▸ TASK DETAILS
Copy out each line containing "matplotlib" from the entries below.

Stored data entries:
━━━━━━━━━━━━━━━━━━━━
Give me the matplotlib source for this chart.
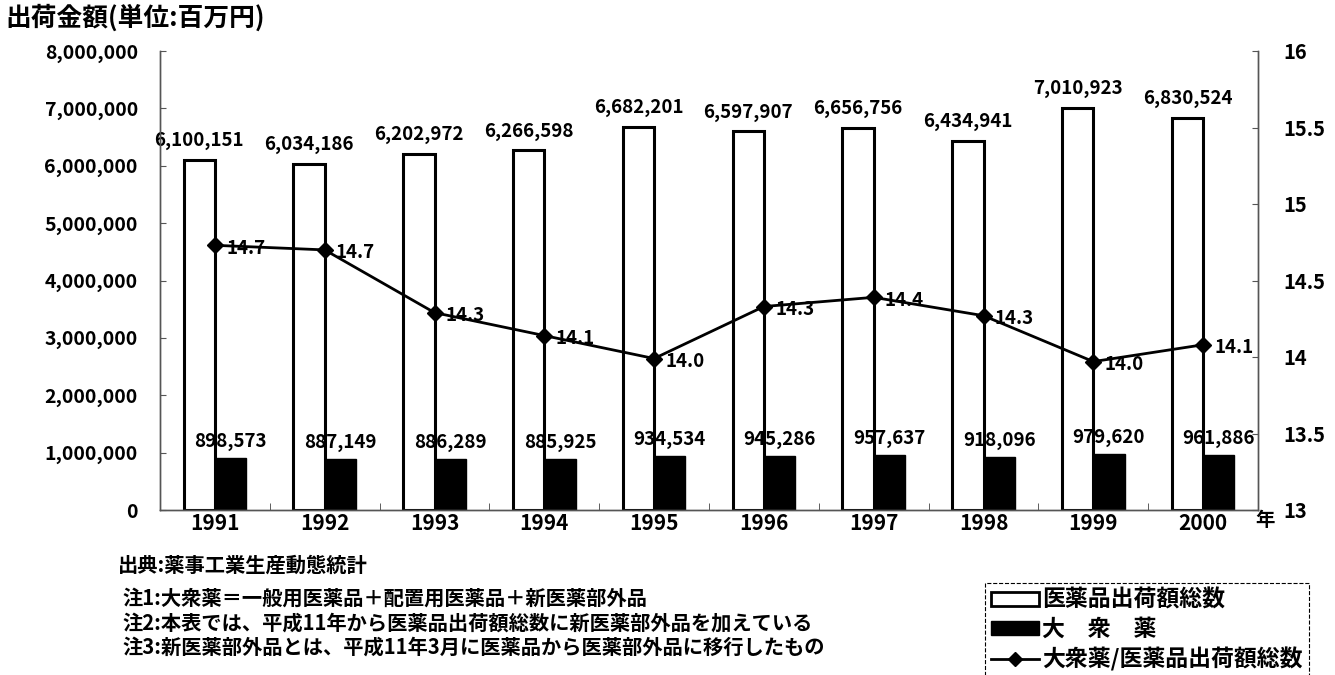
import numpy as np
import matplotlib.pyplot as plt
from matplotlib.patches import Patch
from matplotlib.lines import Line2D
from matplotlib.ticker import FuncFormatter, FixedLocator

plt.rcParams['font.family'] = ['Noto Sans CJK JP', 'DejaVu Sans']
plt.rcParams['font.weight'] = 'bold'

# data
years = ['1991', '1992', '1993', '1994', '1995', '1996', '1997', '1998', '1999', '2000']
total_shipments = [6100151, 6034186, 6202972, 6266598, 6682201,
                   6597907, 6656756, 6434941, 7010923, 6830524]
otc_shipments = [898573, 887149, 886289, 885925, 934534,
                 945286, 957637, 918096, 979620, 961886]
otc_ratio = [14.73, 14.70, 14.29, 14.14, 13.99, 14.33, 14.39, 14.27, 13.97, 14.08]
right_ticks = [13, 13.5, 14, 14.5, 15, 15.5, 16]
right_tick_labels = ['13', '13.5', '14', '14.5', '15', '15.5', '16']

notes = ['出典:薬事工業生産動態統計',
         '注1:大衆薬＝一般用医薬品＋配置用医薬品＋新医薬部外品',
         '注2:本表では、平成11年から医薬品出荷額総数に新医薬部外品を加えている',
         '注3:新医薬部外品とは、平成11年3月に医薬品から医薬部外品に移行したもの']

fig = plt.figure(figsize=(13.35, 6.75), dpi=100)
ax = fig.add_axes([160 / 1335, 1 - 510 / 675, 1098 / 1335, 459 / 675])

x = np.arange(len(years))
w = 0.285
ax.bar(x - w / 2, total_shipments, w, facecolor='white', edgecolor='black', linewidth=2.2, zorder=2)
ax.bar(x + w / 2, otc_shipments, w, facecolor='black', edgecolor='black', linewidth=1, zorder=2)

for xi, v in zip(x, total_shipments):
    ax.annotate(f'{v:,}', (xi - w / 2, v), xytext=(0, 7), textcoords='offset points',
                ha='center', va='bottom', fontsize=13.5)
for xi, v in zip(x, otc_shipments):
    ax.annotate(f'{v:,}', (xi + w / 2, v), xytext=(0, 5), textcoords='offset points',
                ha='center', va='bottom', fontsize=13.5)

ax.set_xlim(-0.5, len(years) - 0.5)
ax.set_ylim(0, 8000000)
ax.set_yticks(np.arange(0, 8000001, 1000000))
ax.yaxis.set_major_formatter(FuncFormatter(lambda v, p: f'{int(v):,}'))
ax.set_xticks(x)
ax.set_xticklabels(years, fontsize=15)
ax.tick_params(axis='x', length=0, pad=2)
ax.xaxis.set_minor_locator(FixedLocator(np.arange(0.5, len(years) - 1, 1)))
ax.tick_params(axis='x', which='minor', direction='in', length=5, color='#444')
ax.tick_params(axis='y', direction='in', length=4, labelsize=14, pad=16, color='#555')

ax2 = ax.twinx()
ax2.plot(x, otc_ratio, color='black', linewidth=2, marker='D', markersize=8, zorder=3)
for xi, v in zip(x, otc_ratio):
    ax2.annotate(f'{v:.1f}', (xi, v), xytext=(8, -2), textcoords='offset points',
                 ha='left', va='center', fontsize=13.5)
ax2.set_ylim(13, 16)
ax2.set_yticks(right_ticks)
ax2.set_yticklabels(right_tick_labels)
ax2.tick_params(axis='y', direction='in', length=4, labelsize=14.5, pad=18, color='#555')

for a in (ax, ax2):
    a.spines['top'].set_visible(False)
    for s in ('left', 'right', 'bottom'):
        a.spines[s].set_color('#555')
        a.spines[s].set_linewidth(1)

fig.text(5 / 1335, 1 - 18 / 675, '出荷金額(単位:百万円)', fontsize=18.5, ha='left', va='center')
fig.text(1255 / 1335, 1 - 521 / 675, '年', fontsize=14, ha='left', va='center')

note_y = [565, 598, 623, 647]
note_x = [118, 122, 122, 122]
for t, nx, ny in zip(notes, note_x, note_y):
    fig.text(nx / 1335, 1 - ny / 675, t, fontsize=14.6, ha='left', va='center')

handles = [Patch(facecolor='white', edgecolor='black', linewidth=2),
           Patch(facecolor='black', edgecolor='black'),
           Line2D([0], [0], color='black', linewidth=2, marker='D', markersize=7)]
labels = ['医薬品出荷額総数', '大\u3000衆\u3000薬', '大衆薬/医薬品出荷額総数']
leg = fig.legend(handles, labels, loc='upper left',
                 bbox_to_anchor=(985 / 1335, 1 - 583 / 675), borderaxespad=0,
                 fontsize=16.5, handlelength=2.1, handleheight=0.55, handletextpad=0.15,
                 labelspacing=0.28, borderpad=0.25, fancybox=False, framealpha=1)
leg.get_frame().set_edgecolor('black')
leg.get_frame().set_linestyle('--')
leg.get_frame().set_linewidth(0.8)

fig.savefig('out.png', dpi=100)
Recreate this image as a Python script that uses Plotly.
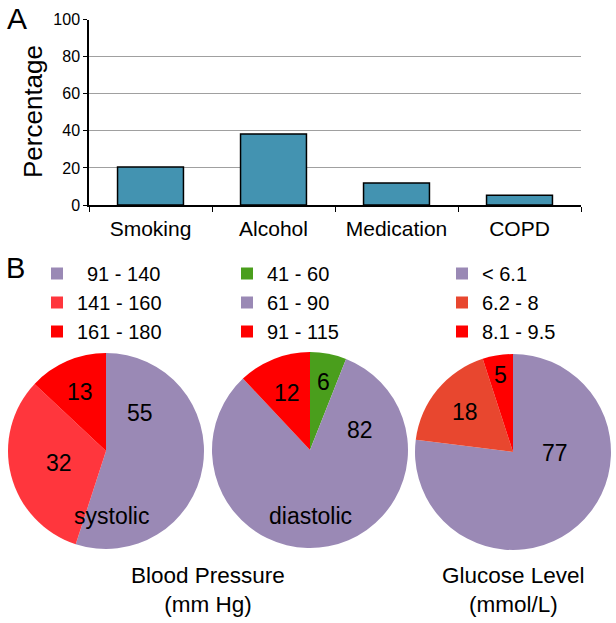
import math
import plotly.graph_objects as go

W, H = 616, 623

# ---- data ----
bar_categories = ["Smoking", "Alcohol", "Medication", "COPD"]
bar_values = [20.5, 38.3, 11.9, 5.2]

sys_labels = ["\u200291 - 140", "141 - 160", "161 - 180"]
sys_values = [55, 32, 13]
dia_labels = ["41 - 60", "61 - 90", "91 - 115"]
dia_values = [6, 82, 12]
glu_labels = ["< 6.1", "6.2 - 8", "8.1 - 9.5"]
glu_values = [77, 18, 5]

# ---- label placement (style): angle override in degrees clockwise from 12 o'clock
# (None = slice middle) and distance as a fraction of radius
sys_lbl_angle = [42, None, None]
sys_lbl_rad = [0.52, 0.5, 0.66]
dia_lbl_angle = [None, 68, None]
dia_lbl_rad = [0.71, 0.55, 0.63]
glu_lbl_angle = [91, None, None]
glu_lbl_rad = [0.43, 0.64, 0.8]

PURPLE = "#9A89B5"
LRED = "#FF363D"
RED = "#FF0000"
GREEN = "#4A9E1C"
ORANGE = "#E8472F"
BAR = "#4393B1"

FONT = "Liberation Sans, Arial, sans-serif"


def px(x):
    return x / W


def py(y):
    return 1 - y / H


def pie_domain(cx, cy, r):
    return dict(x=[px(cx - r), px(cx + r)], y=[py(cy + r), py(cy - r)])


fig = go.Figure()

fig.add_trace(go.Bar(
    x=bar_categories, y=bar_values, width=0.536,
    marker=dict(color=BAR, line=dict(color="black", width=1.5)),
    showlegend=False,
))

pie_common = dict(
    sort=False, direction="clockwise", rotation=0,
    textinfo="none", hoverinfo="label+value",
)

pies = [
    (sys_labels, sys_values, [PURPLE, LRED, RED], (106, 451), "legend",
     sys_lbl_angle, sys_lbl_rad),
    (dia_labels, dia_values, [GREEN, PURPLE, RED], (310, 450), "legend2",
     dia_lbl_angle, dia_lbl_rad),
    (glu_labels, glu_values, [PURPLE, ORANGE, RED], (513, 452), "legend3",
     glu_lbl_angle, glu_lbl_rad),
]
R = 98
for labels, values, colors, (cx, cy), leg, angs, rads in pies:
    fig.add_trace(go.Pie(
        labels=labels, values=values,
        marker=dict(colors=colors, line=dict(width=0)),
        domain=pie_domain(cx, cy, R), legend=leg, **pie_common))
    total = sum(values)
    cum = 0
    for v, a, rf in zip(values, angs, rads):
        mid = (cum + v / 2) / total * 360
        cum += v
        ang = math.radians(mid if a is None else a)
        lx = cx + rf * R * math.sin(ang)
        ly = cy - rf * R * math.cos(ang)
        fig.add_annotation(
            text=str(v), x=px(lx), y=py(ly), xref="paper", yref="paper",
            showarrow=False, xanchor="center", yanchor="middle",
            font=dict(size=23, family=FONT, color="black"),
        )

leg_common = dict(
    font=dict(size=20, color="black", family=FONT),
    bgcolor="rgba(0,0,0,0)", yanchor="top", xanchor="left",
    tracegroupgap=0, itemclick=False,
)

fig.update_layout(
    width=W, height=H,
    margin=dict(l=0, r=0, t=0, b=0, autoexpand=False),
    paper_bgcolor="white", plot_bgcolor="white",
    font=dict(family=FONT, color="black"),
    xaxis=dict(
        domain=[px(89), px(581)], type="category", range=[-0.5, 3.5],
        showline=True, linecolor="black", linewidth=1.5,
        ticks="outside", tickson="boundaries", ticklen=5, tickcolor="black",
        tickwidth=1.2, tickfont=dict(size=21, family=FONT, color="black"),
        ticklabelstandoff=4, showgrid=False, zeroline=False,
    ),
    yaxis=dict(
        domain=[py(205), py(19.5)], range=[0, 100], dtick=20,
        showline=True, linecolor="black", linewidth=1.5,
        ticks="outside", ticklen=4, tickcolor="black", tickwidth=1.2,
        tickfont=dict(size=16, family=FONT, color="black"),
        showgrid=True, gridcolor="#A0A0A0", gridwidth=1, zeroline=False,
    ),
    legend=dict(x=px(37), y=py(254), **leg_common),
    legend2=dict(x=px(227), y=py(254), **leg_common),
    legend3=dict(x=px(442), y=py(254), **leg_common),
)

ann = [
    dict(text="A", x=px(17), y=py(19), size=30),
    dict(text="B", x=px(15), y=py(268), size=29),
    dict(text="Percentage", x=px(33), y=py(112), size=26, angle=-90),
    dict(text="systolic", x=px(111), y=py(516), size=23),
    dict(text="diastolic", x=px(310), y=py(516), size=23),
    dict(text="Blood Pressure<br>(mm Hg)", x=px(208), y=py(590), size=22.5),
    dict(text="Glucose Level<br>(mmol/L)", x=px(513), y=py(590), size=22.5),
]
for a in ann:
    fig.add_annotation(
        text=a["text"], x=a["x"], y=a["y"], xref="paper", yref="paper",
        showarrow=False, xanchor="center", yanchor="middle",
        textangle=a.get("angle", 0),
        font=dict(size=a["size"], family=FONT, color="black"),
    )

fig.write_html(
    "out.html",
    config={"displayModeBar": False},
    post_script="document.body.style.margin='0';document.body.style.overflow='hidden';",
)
━━━━━━━━━━━━━━━━━━━━
▸ SOLUTION TO THIS PROBLEM
Give me the matplotlib source for this chart.
import matplotlib.pyplot as plt
from matplotlib.patches import Patch
from matplotlib.lines import Line2D
from matplotlib.ticker import FuncFormatter, FixedLocator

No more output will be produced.